For those who shudder at the thought of a McGregor presidency, this may be of less comfort than it first seems. Ireland will have a general election before its next presidential election, and dismissing the rise of a more populist, reactionary, anti-immigration parliamentary faction is something that many of our European neighbours have done at their peril. 

The true saving grace for anyone who dreads the idea of Ireland being turned into one big blood-spattered Octagon is that there is surely no way someone like McGregor would give up the freedom of the life he has now, the money, the glamour, seemingly devoid of consequences, in order to become… a civil servant. But then again, we’ve all been thinking the same thing about Donald Trump for eight years.

Of course, a key difference between the American presidency and the Irish presidency is that the Irish president is much more about vibes than it is about, well, actually doing anything. If your intention is to exert some direct influence over Irish society, President of Ireland is pretty much the worst job you could pick. Taxi drivers, hairdressers, digital-only media columnists all have far more freedom in expressing their world view and much more free time in which to put their philosophies into some sort of practice. 

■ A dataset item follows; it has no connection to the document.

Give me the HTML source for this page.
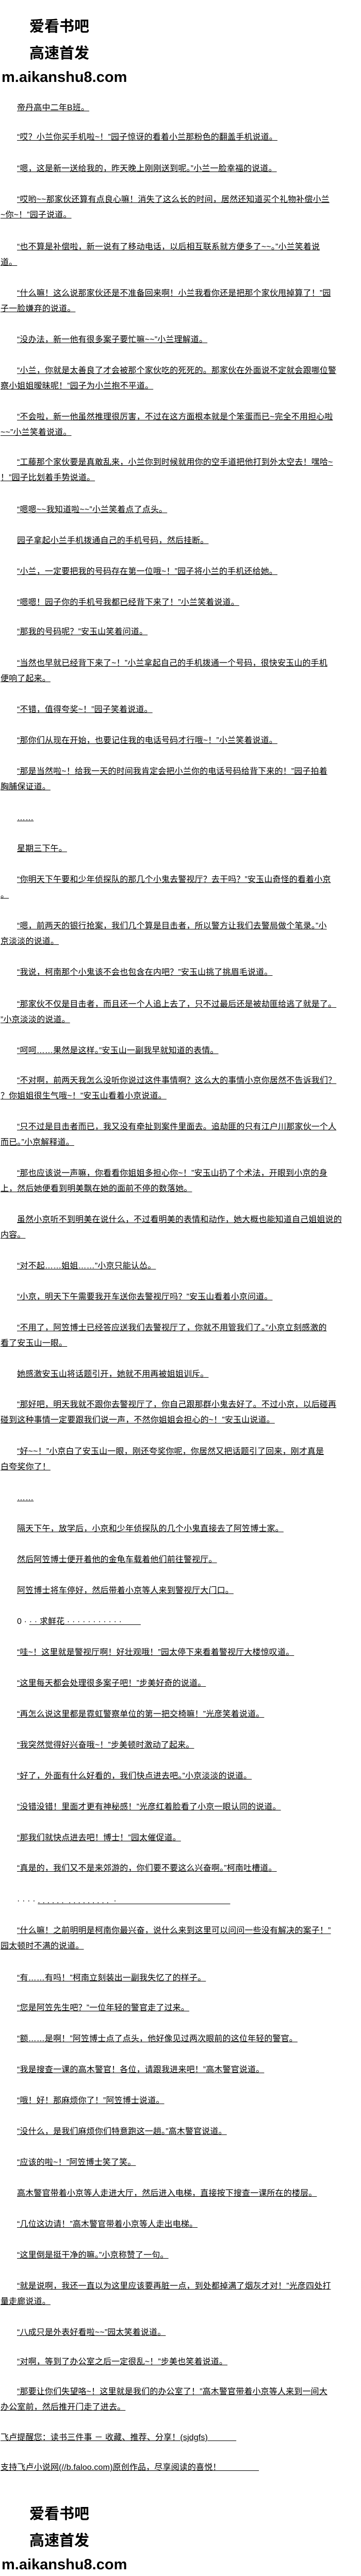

Nevertheless, the advent of McGregor as a galvanising political figure should be eye-opening for those who would rather see the country spared the kind of Big Man leadership that has taken hold in other democracies across the last few years, with Trump the most obvious example. There is nothing inherent to Ireland that means we are immune to electing an absurd president, absurd councillors or absurd TDs.

While it would be ideal to keep politics and MMA as separate as possible, one principle holds true for both. In order to beat your opponent, you have to be better than they are. That is something to keep in mind for anyone who would rather not see McGregor billy-strutting into the Áras in October 2025.

For the time being, we must take Conor McGregor seriously. Hard as that may be.